题 目:Microstructured Quantum Matter Utilizing FIB Technique
报告人:郭春煜副研究员,德国马克斯·普朗克物质结构与动力学研究所(MPSD)
时间:2024年10月24日(周四)上午9:30
地点:国家脉冲强磁场科学中心C204
报告摘要:
My talk will focus on three key aspects of our research: 1) Force-free microstructures host intrinsic dynamics of orbital phases in AV3Sb5 Kagome metals[1-3]. I will review our recent development of a force-free approach based on FIB micromachining. This enables the identification of field-switchable chiral electronic transport[1-2] and “fragile” electronic symmetry in these Kagome superconductors[3].2) Quasi-symmetry-protected topology in a chiral semi-metal CoSi. Quasi-symmetry is an alternative guiding principle we introduced for the hunt of topological materials. These topological near-degeneracies act as giant sources of Berry curvature that are robust against perturbations[4]. On the contrary, the exact degeneracy protected by crystalline symmetry can be lifted by perturbations such as strain or magnetic field, leading to a deconstructive quantum interference. This represents a direct physical consequence of quantum geometry[5]. 3) Ballistic and hydrodynamic transport in ultra-clean quantum materials.

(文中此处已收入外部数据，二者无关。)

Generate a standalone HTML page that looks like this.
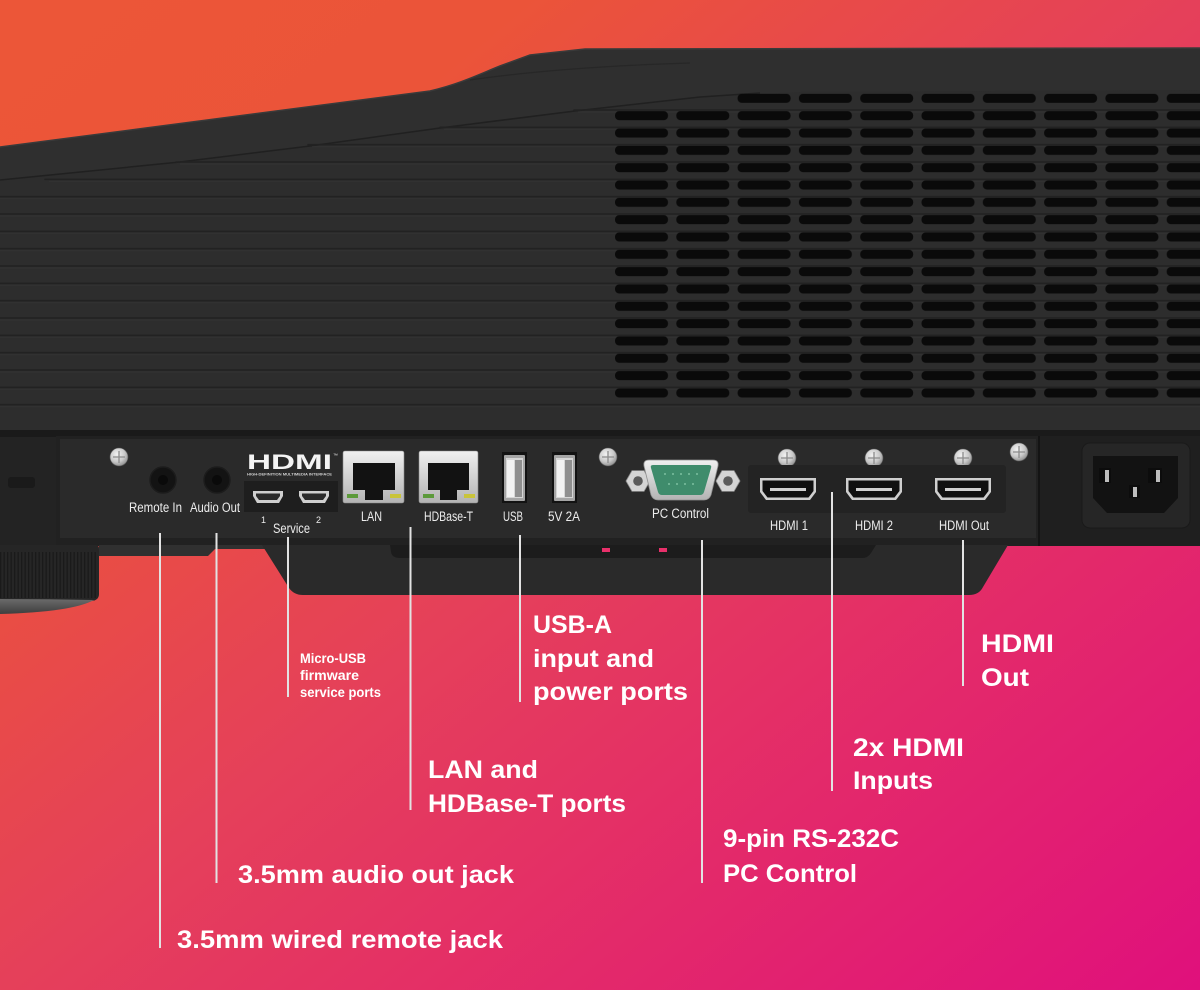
<!DOCTYPE html>
<html>
<head>
<meta charset="utf-8">
<style>
html,body{margin:0;padding:0;background:#E5405A;}
svg{display:block;}
text{font-family:"Liberation Sans",sans-serif;}
</style>
</head>
<body>
<svg width="1200" height="990" viewBox="0 0 1200 990" xmlns="http://www.w3.org/2000/svg">
<defs>
  <linearGradient id="bg" gradientUnits="userSpaceOnUse" x1="0" y1="0" x2="971" y2="1179">
    <stop offset="0" stop-color="#EC5638"/>
    <stop offset="0.22" stop-color="#EB5439"/>
    <stop offset="0.5" stop-color="#E5405A"/>
    <stop offset="0.75" stop-color="#E3286B"/>
    <stop offset="1" stop-color="#E0107C"/>
  </linearGradient>
  <pattern id="vent" patternUnits="userSpaceOnUse" x="615" y="110.67" width="61.3" height="17.33">
    <rect x="0" y="0.5" width="53" height="9" rx="4" fill="#0a0a0a"/>
  </pattern>
  <pattern id="ribs" patternUnits="userSpaceOnUse" x="0" y="0" width="3.5" height="10">
    <rect x="0" y="0" width="1.3" height="10" fill="#1a1a1a"/>
  </pattern>
  <radialGradient id="screw" cx="0.4" cy="0.35" r="0.7">
    <stop offset="0" stop-color="#f2f2f2"/>
    <stop offset="0.6" stop-color="#c8c8c8"/>
    <stop offset="1" stop-color="#8a8a8a"/>
  </radialGradient>
  <linearGradient id="silver" x1="0" y1="0" x2="0" y2="1">
    <stop offset="0" stop-color="#f0f0f0"/>
    <stop offset="1" stop-color="#b3b3b3"/>
  </linearGradient>
  <linearGradient id="ring" x1="0" y1="0" x2="0" y2="1">
    <stop offset="0" stop-color="#6a6a6a"/>
    <stop offset="1" stop-color="#3e3e3e"/>
  </linearGradient>
  <g id="scr">
    <circle cx="0" cy="0" r="9" fill="url(#screw)" stroke="#5a5a5a" stroke-width="0.6"/>
    <path d="M-6,0H6M0,-6V6" stroke="#8c8c8c" stroke-width="1.3"/>
  </g>
</defs>

<!-- background -->
<rect x="0" y="0" width="1200" height="990" fill="url(#bg)"/>

<!-- projector body -->
<path d="M0,147 L430,91 C460,84 480,74 500,66 L530,55 L585,49 L1200,48 L1200,437 L0,437 Z" fill="#2d2d2d"/>
<path d="M0,147 L430,91 C460,84 480,74 500,66 L530,55 L585,49 L1200,48 L1200,90 L800,92 L700,97 L575,111 L440,128 L310,146 L180,162 L0,180 Z" fill="#2f2f2f"/>
<path d="M0,147 L430,91 C460,84 480,74 500,66 L530,55 L585,49 L1200,48" fill="none" stroke="#3a3a3a" stroke-width="1.5"/>
<path d="M0,180 L180,162 L310,146 L440,128 L575,111 L700,97 L760,93" fill="none" stroke="#202020" stroke-width="1.5"/>
<path d="M470,80 Q560,67 690,63" fill="none" stroke="#272727" stroke-width="1.2"/>

<!-- grooves -->
<path d="M574,110H1200M440,127.3H1200M308,144.7H1200M176,162H1200M45,179.3H1200M0,196.7H1200M0,214H1200M0,231.3H1200M0,248.7H1200M0,266H1200M0,283.3H1200M0,300.7H1200M0,318H1200M0,335.3H1200M0,352.7H1200M0,370H1200M0,387.3H1200M0,404.7H1200" stroke="#222222" stroke-width="1.6" stroke-linecap="round"/>
<path d="M578,112H1200M444,129.3H1200M312,146.7H1200M180,164H1200M49,181.3H1200M0,198.7H1200M0,216H1200M0,233.3H1200M0,250.7H1200M0,268H1200M0,285.3H1200M0,302.7H1200M0,320H1200M0,337.3H1200M0,354.7H1200M0,372H1200M0,389.3H1200M0,406.7H1200" stroke="#333333" stroke-width="1"/>

<!-- vents -->
<rect x="615" y="110" width="585" height="290" fill="url(#vent)"/>
<rect x="737" y="93" width="463" height="10" fill="url(#vent)"/>

<!-- lower body band -->
<rect x="0" y="430" width="1200" height="7" fill="#1a1a1a"/>

<!-- left block -->
<rect x="0" y="437" width="56" height="109" fill="#232323"/>
<rect x="8" y="477" width="27" height="11" rx="3" fill="#1a1a1a"/>

<!-- main panel -->
<rect x="56" y="436" width="984" height="110" fill="#212121"/>
<rect x="60" y="439" width="976" height="99" fill="#2a2a2a"/>

<!-- power area -->
<rect x="1038" y="436" width="2" height="110" fill="#141414"/>
<rect x="1040" y="436" width="160" height="110" fill="#1f1f1f"/>
<rect x="1082" y="443" width="108" height="85" rx="8" fill="#262626" stroke="#1a1a1a" stroke-width="1"/>
<path d="M1093,456 H1178 V498 L1164,513 H1107 L1093,498 Z" fill="#121212"/>
<rect x="1099" y="468" width="12" height="15" fill="#0c0c0c"/>
<rect x="1105" y="470" width="4" height="12" fill="#bdbdbd"/>
<rect x="1148" y="468" width="14" height="15" fill="#0c0c0c"/>
<rect x="1156" y="470" width="4" height="12" fill="#bdbdbd"/>
<rect x="1129" y="485" width="11" height="13" fill="#0c0c0c"/>
<rect x="1133" y="487" width="4" height="10" fill="#bdbdbd"/>

<!-- foot -->
<path d="M0,545 H96 Q99,545 99,549 V594 Q99,600 92,601 L0,603 Z" fill="#262626"/>
<rect x="0" y="552" width="97" height="46" fill="url(#ribs)"/>
<path d="M0,599 Q50,599 94,600 Q72,612 0,614 Z" fill="url(#ring)"/>

<!-- lip -->
<path d="M99,545 H265 L268,549 H215 L208,556 H99 Z" fill="#303030"/>

<!-- chin -->
<path d="M262,545 H1008 L983,587 Q979,595 969,595 H303 Q294,595 289,588 Z" fill="#2a2a2a"/>
<path d="M390,545 H876 L871,553 Q868,558 862,558 H400 Q392,558 391,552 Z" fill="#1c1c1c"/>
<rect x="602" y="548" width="8" height="4" fill="#e8306a"/>
<rect x="659" y="548" width="8" height="4" fill="#e8306a"/>

<!-- screws -->
<use href="#scr" x="119" y="457"/>
<use href="#scr" x="608" y="457"/>
<use href="#scr" x="787" y="458"/>
<use href="#scr" x="874" y="458"/>
<use href="#scr" x="963" y="458"/>
<use href="#scr" x="1019" y="452"/>

<!-- jacks -->
<circle cx="163" cy="480" r="13" fill="#131313" stroke="#1c1c1c" stroke-width="1.5"/>
<circle cx="163" cy="480" r="5" fill="#0a0a0a"/>
<circle cx="217" cy="480" r="13" fill="#131313" stroke="#1c1c1c" stroke-width="1.5"/>
<circle cx="217" cy="480" r="5" fill="#0a0a0a"/>

<!-- HDMI logo -->
<text x="247" y="469" font-size="21" font-weight="bold" fill="#f4f4f4" textLength="85" lengthAdjust="spacingAndGlyphs">HDMI</text>
<text x="333" y="457" font-size="5" fill="#e0e0e0">™</text>
<text x="247" y="475.5" font-size="4" font-weight="bold" fill="#cfcfcf" textLength="85" lengthAdjust="spacingAndGlyphs">HIGH-DEFINITION MULTIMEDIA INTERFACE</text>

<!-- service micro usb -->
<rect x="244" y="481" width="94" height="31" fill="#1e1e1e"/>
<path d="M253,491 H283 V496 L279,503 H257 L253,496 Z" fill="#cfcfcf"/>
<path d="M256,493.5 H280 V496 L277,500 H259 L256,496 Z" fill="#2a2a2a"/>
<path d="M299,491 H329 V496 L325,503 H303 L299,496 Z" fill="#cfcfcf"/>
<path d="M302,493.5 H326 V496 L323,500 H305 L302,496 Z" fill="#2a2a2a"/>

<!-- LAN -->
<rect x="343" y="451" width="61" height="52" rx="2" fill="url(#silver)" stroke="#8a8a8a" stroke-width="0.6"/>
<path d="M353,463 H395 V490 H383 V500 H365 V490 H353 Z" fill="#121212"/>
<rect x="347" y="494" width="11" height="4" fill="#5c9a3a"/>
<rect x="390" y="494" width="11" height="4" fill="#c9c43a"/>
<!-- HDBase-T -->
<rect x="419" y="451" width="59" height="52" rx="2" fill="url(#silver)" stroke="#8a8a8a" stroke-width="0.6"/>
<path d="M428,463 H469 V490 H457 V500 H440 V490 H428 Z" fill="#121212"/>
<rect x="423" y="494" width="11" height="4" fill="#5c9a3a"/>
<rect x="464" y="494" width="11" height="4" fill="#c9c43a"/>

<!-- USB ports -->
<rect x="502" y="452" width="25" height="51" fill="#121212"/>
<rect x="504" y="455" width="21" height="46" rx="1" fill="#a5a5a5"/>
<rect x="506" y="458" width="17" height="40" fill="#d6d6d6"/>
<rect x="507" y="460" width="7" height="37" fill="#f2f2f2"/>
<rect x="515" y="460" width="7" height="37" fill="#8f8f8f"/>
<rect x="552" y="452" width="25" height="51" fill="#121212"/>
<rect x="554" y="455" width="21" height="46" rx="1" fill="#a5a5a5"/>
<rect x="556" y="458" width="17" height="40" fill="#d6d6d6"/>
<rect x="557" y="460" width="7" height="37" fill="#f2f2f2"/>
<rect x="565" y="460" width="7" height="37" fill="#8f8f8f"/>

<!-- D-sub PC control -->
<polygon points="650,481 644,491.4 632,491.4 626,481 632,470.6 644,470.6" fill="#d4d4d4" stroke="#8f8f8f" stroke-width="0.8"/>
<circle cx="638" cy="481" r="4.8" fill="#5a5a5a"/>
<polygon points="740,481 734,491.4 722,491.4 716,481 722,470.6 734,470.6" fill="#d4d4d4" stroke="#8f8f8f" stroke-width="0.8"/>
<circle cx="728" cy="481" r="4.8" fill="#5a5a5a"/>
<path d="M649,460 H713 Q719,460 718,466 L711,495 Q709,500 704,500 H658 Q653,500 651,495 L644,466 Q643,460 649,460 Z" fill="url(#silver)" stroke="#8f8f8f" stroke-width="0.8"/>
<path d="M653,465 H709 Q712,465 711,468 L704,492 Q703,495 700,495 H662 Q659,495 658,492 L651,468 Q650,465 653,465 Z" fill="#3f8c6c"/>
<g fill="#7cc0a0">
<circle cx="665" cy="474" r="1"/><circle cx="673" cy="474" r="1"/><circle cx="681" cy="474" r="1"/><circle cx="689" cy="474" r="1"/><circle cx="697" cy="474" r="1"/>
<circle cx="669" cy="484" r="1"/><circle cx="677" cy="484" r="1"/><circle cx="685" cy="484" r="1"/><circle cx="693" cy="484" r="1"/>
</g>

<!-- HDMI recess and ports -->
<rect x="748" y="465" width="258" height="48" rx="3" fill="#232323"/>
<path d="M760,478 H816 V492 L810,500 H766 L760,492 Z" fill="#cfcfcf"/>
<path d="M762.5,480.5 H813.5 V491 L808.5,497.5 H767.5 L762.5,491 Z" fill="#101010"/>
<rect x="770" y="488" width="36" height="3" fill="#d0d0d0"/>
<path d="M846,478 H902 V492 L896,500 H852 L846,492 Z" fill="#cfcfcf"/>
<path d="M848.5,480.5 H899.5 V491 L894.5,497.5 H853.5 L848.5,491 Z" fill="#101010"/>
<rect x="856" y="488" width="36" height="3" fill="#d0d0d0"/>
<path d="M935,478 H991 V492 L985,500 H941 L935,492 Z" fill="#cfcfcf"/>
<path d="M937.5,480.5 H988.5 V491 L983.5,497.5 H942.5 L937.5,491 Z" fill="#101010"/>
<rect x="945" y="488" width="36" height="3" fill="#d0d0d0"/>

<!-- panel labels -->
<g fill="#ececec" font-size="13.5">
<text x="129" y="512" textLength="53" lengthAdjust="spacingAndGlyphs">Remote In</text>
<text x="190" y="512" textLength="50" lengthAdjust="spacingAndGlyphs">Audio Out</text>
<text x="261" y="523" font-size="9">1</text>
<text x="316" y="523" font-size="9">2</text>
<text x="273" y="533" textLength="37" lengthAdjust="spacingAndGlyphs">Service</text>
<text x="361" y="521" textLength="21" lengthAdjust="spacingAndGlyphs">LAN</text>
<text x="424" y="521" textLength="49" lengthAdjust="spacingAndGlyphs">HDBase-T</text>
<text x="503" y="521" textLength="20" lengthAdjust="spacingAndGlyphs">USB</text>
<text x="548" y="521" textLength="32" lengthAdjust="spacingAndGlyphs">5V 2A</text>
<text x="652" y="518" textLength="57" lengthAdjust="spacingAndGlyphs">PC Control</text>
<text x="770" y="530" textLength="38" lengthAdjust="spacingAndGlyphs">HDMI 1</text>
<text x="855" y="530" textLength="38" lengthAdjust="spacingAndGlyphs">HDMI 2</text>
<text x="939" y="530" textLength="50" lengthAdjust="spacingAndGlyphs">HDMI Out</text>
</g>

<!-- connector lines -->
<g stroke="#e2e2e2" stroke-width="2">
<line x1="160" y1="533" x2="160" y2="948"/>
<line x1="216.5" y1="533" x2="216.5" y2="883"/>
<line x1="288" y1="537" x2="288" y2="697"/>
<line x1="410.5" y1="527" x2="410.5" y2="810"/>
<line x1="520" y1="535" x2="520" y2="702"/>
<line x1="702" y1="540" x2="702" y2="883"/>
<line x1="832" y1="492" x2="832" y2="791"/>
<line x1="963" y1="540" x2="963" y2="686"/>
</g>

<!-- callout labels -->
<g fill="#ffffff" font-weight="bold">
<g font-size="13.5">
<text x="300" y="663" textLength="66" lengthAdjust="spacingAndGlyphs">Micro-USB</text>
<text x="300" y="680" textLength="59" lengthAdjust="spacingAndGlyphs">firmware</text>
<text x="300" y="697" textLength="81" lengthAdjust="spacingAndGlyphs">service ports</text>
</g>
<g font-size="25">
<text x="533" y="633" textLength="79" lengthAdjust="spacingAndGlyphs">USB-A</text>
<text x="533" y="667" textLength="121" lengthAdjust="spacingAndGlyphs">input and</text>
<text x="533" y="700" textLength="155" lengthAdjust="spacingAndGlyphs">power ports</text>
<text x="981" y="652" textLength="73" lengthAdjust="spacingAndGlyphs">HDMI</text>
<text x="981" y="686" textLength="48" lengthAdjust="spacingAndGlyphs">Out</text>
<text x="853" y="756" textLength="111" lengthAdjust="spacingAndGlyphs">2x HDMI</text>
<text x="853" y="789" textLength="80" lengthAdjust="spacingAndGlyphs">Inputs</text>
<text x="428" y="778" textLength="110" lengthAdjust="spacingAndGlyphs">LAN and</text>
<text x="428" y="812" textLength="198" lengthAdjust="spacingAndGlyphs">HDBase-T ports</text>
<text x="723" y="847" textLength="176" lengthAdjust="spacingAndGlyphs">9-pin RS-232C</text>
<text x="723" y="882" textLength="134" lengthAdjust="spacingAndGlyphs">PC Control</text>
<text x="238" y="883" textLength="276" lengthAdjust="spacingAndGlyphs">3.5mm audio out jack</text>
<text x="177" y="948" textLength="326" lengthAdjust="spacingAndGlyphs">3.5mm wired remote jack</text>
</g>
</g>
</svg>
</body>
</html>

I will discuss the latest theoretical development of an innovative experimental setup for capturing distinct signatures of the hydrodynamic flow of charge carriers[6].
[1] Chunyu Guo et al., Nature 611, 461(2022).
[2] Chunyu Guo et al., Quantum Materials 9, 20 (2024).
[3] Chunyu Guo et al., Nature Physics 20,579 (2024).
[4] Chunyu Guo et al., Nature Physics 18, 813 (2022).
[5] Chunyu Guo et al., In preparation (2024).
[6] Kaize Wang et al., arXiv:2409.16088 (2024)
报告人简介:
Chunyu Guo is a research group leader in the Department of Microstructured Quantum Matter at the Max-Planck Institute of the Structure and Dynamics of Matter (MPSD). In 2019, he received a PhD degree from the Department of Physics and Center for Correlated Matter at Zhejiang University for his experimental work on topological correlated matter. From 2019 to 2022, he worked as a postdoc researcher in Prof. Philip J. W. Moll’s group at the Swiss Federal Institute of Technology Lausanne. He extended his research towards the micromachining of strongly correlated materials utilizing the focused-ion-beam technique. In 2022, he moved to Hamburg, Germany, and became a research group leader at MPSD ever since. His research interests include Kagome materials, topological semimetals, strongly correlated electronic systems, and hydrodynamic transports. In 2024, he was awarded an ERC Starting Grant by the European Research Council for his project entitled “Force-free microstructures host intrinsic dynamics of orbital phases in AV3Sb5 Kagome metals (Free-Kagome)”.